Aslında elektrik piyasasında mesafeli kanalların kullanılması tüketicilere ve piyasa oyuncularına yaklaşık 4.1 milyar TL’lik bir ek fayda anlamına gelmekte ve bu kanalın kullanımının artması piyasanın dinamiklerinin daha hızlı hareket etmesi ile rekabetin kızışması hem elektrik piyasasının yatırımcı gözündeki cazibesinin artmasını hem de bununla birlikte maliyetlerin azalarak tam açıklık kazanmış bir piyasada enerji fiyatlarının düşmesine vesile olması anlamına gelmekteydi. Fakat mesafeli işlemlerin ve özellikle de mesafeli kanallarla tedarikçi değişikliklerinin önemli ve kaçınılmaz olduğu tedarikçi şirketler tarafından bu süreçte çok daha iyi anlaşıldı ve piyasa oyuncuları artık o tarafa yatırım yapmaya başladılar.
Ülkemiz elektrik piyasasına benzer bir piyasa olan ancak ülkemizden daha küçük bir pazar olan İngiltere pazarında 2019 yılında 6.4 milyon tedarikçi değişikliği yapılırken bunun 5.5 milyonu mesafeli kanallarla gerçekleşti. Bu da mesafeli kanalların kullanımı yaygınlaşmadan gerçek anlamda rekabetçi bir pazarın oluşamayacağına dair çok önemli bir örnek olarak ön plana çıkıyor.

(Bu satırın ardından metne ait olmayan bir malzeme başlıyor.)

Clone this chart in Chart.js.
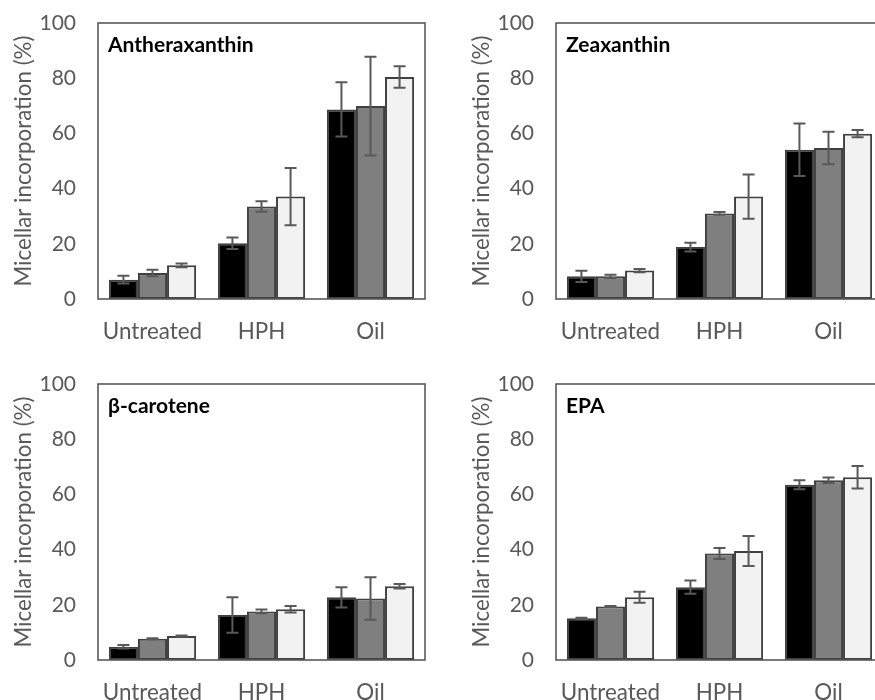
<!DOCTYPE html>
<html>
<head>
<meta charset="utf-8">
<script src="https://cdn.jsdelivr.net/npm/chart.js@4.4.1/dist/chart.umd.min.js"></script>
<style>
  html, body { margin: 0; padding: 0; background: #fff; overflow: hidden; width: 875px; height: 700px; }
  .panel { position: absolute; width: 440px; height: 350px; }
</style>
</head>
<body>
<div class="panel" style="left:0;top:0"><canvas id="c0" width="440" height="350"></canvas></div>
<div class="panel" style="left:458px;top:0"><canvas id="c1" width="440" height="350"></canvas></div>
<div class="panel" style="left:0;top:361px"><canvas id="c2" width="440" height="350"></canvas></div>
<div class="panel" style="left:458px;top:361px"><canvas id="c3" width="440" height="350"></canvas></div>
<script>
// Shared axis content
const categories = ['Untreated', 'HPH', 'Oil'];
const yTickValues = [0, 20, 40, 60, 80, 100];
const yAxisTitle = 'Micellar incorporation (%)';
const panelNames = ['Antheraxanthin', 'Zeaxanthin', 'β-carotene', 'EPA'];

// Antheraxanthin: means and error bars for the three treatment series
const anthSeries1 = [7.0, 20.2, 68.7];
const anthSeries2 = [9.4, 33.5, 69.9];
const anthSeries3 = [12.2, 37.1, 80.4];
const anthError1 = [1.4, 2.1, 9.8];
const anthError2 = [1.2, 1.9, 17.9];
const anthError3 = [0.7, 10.4, 3.9];

// Zeaxanthin
const zeaSeries1 = [8.2, 18.8, 54.1];
const zeaSeries2 = [8.2, 31.0, 54.7];
const zeaSeries3 = [10.3, 37.1, 59.9];
const zeaError1 = [2.0, 1.6, 9.5];
const zeaError2 = [0.6, 0.5, 5.9];
const zeaError3 = [0.6, 8.0, 1.3];

// β-carotene
const betaSeries1 = [4.8, 16.3, 22.7];
const betaSeries2 = [7.7, 17.6, 22.3];
const betaSeries3 = [8.7, 18.4, 26.7];
const betaError1 = [0.6, 6.4, 3.7];
const betaError2 = [0.2, 0.7, 7.7];
const betaError3 = [0.2, 1.2, 0.8];

// EPA
const epaSeries1 = [15.1, 26.4, 63.5];
const epaSeries2 = [19.4, 38.6, 65.1];
const epaSeries3 = [22.7, 39.5, 66.2];
const epaError1 = [0.2, 2.4, 1.6];
const epaError2 = [0.2, 2.0, 1.0];
const epaError3 = [2.0, 5.4, 4.1];

const seriesColors = ['#000000', '#7f7f7f', '#f2f2f2'];

const panels = [
  { id: 'c0', name: panelNames[0], means: [anthSeries1, anthSeries2, anthSeries3], errors: [anthError1, anthError2, anthError3] },
  { id: 'c1', name: panelNames[1], means: [zeaSeries1, zeaSeries2, zeaSeries3], errors: [zeaError1, zeaError2, zeaError3] },
  { id: 'c2', name: panelNames[2], means: [betaSeries1, betaSeries2, betaSeries3], errors: [betaError1, betaError2, betaError3] },
  { id: 'c3', name: panelNames[3], means: [epaSeries1, epaSeries2, epaSeries3], errors: [epaError1, epaError2, epaError3] }
];

const axisGrey = '#595959';
const yTickFont = { family: 'Lato', weight: '400', size: 21 };
const xTickFont = { family: 'Lato', weight: '400', size: 22.4 };
const titleFont = { family: 'Lato', weight: '400', size: 22.3 };

// Draws error bars, the box round the plot area and the panel name
const panelDecor = {
  id: 'panelDecor',
  afterDatasetsDraw(chart, args, opts) {
    const { ctx, chartArea: a } = chart;
    const y = chart.scales.y;
    ctx.save();
    ctx.strokeStyle = axisGrey;
    ctx.lineWidth = 2;
    chart.data.datasets.forEach((ds, i) => {
      const meta = chart.getDatasetMeta(i);
      meta.data.forEach((bar, j) => {
        const v = ds.data[j];
        const e = ds.errorBars[j];
        const yTop = y.getPixelForValue(v + e);
        const yBot = y.getPixelForValue(v - e);
        const half = 6;
        ctx.beginPath();
        ctx.moveTo(bar.x, yTop); ctx.lineTo(bar.x, yBot);
        ctx.moveTo(bar.x - half, yTop); ctx.lineTo(bar.x + half, yTop);
        ctx.moveTo(bar.x - half, yBot); ctx.lineTo(bar.x + half, yBot);
        ctx.stroke();
      });
    });
    ctx.lineWidth = 1.6;
    ctx.strokeRect(a.left, a.top, a.right - a.left, a.bottom - a.top);
    ctx.fillStyle = '#000';
    ctx.font = 'bold 21px Lato';
    ctx.textBaseline = 'alphabetic';
    ctx.textAlign = 'left';
    ctx.fillText(opts.name, a.left + 10, a.top + 28.5);
    ctx.restore();
  }
};

function build(p) {
  const datasets = p.means.map((m, i) => ({
    label: 'Series ' + (i + 1),
    data: m,
    errorBars: p.errors[i],
    backgroundColor: seriesColors[i],
    borderColor: '#404040',
    borderWidth: 2,
    borderSkipped: false,
    categoryPercentage: 0.8,
    barPercentage: 1.0
  }));
  new Chart(document.getElementById(p.id), {
    type: 'bar',
    data: { labels: categories, datasets },
    plugins: [panelDecor],
    options: {
      responsive: false,
      animation: false,
      layout: { padding: { left: 0, right: 15, top: 23, bottom: 0 } },
      plugins: {
        legend: { display: false },
        tooltip: { enabled: false },
        panelDecor: { name: p.name }
      },
      scales: {
        x: {
          grid: { display: false, drawTicks: false },
          border: { display: false },
          ticks: { color: axisGrey, font: xTickFont, padding: 19, maxRotation: 0 },
          afterFit: s => { s.height = 51; s.paddingLeft = 0; s.paddingRight = 0; }
        },
        y: {
          min: 0, max: 100,
          afterBuildTicks: s => { s.ticks = yTickValues.map(v => ({ value: v })); },
          grid: { display: false, drawTicks: false },
          border: { display: false },
          ticks: { color: axisGrey, font: yTickFont, padding: 22 },
          title: { display: true, text: yAxisTitle, color: axisGrey, font: titleFont, padding: { top: 10, bottom: 0 } },
          afterFit: s => { s.width = 98; s.paddingTop = 0; s.paddingBottom = 0; }
        }
      }
    }
  });
}

Promise.all([
  document.fonts.load('400 21px Lato'),
  document.fonts.load('bold 21px Lato')
]).catch(() => {}).then(() => panels.forEach(build));
</script>
</body>
</html>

Her ne kadar EPDK yaptığı mevzuat değişiklikleri ve görüş bildirimleri ile mesafeli sözleşmeler aracılığıyla tedarikçi değişikliklerine açıkça izin vermekte idiyse de, tedarikçiler bunun önemini bu salgın sürecinde idrak etmiş durumdalar. Salgın sürecinin öncesinde enerji piyasasının değiştiği ve Enerji 2.0 olarak adlandırılan yeni dönemin başladığı görüşleri hakimdi. Ancak COVID-19 salgını dönemi pek çok değişikliğin çok hızlı gerçekleşmesine neden oldu. Elektrik piyasası, mesafeli sözleşmelerin kullanılması ile birlikte tüketicilerin merkezde olduğu tam anlamıyla dijitalleşmiş ve devasa bir pazar haline gelmiş oluyor. Enerji 2.0’ı pas geçerek Enerji 3.0 dönemine hızlı bir giriş yaptığımızı, bu dönemde tüketici gözünde elektriğin bir emtia olmaktan çıkıp bir hizmet olduğunu anladığı, tüketicilerin gözünden piyasayı göremeyen şirketlerin ise tamamen oyun dışında kaldıkları bir piyasa bizlerle olacak. Tüketicilerin gücü elinde bulundurduğu Enerji 3.0 dönemi herkese hayırlı olsun.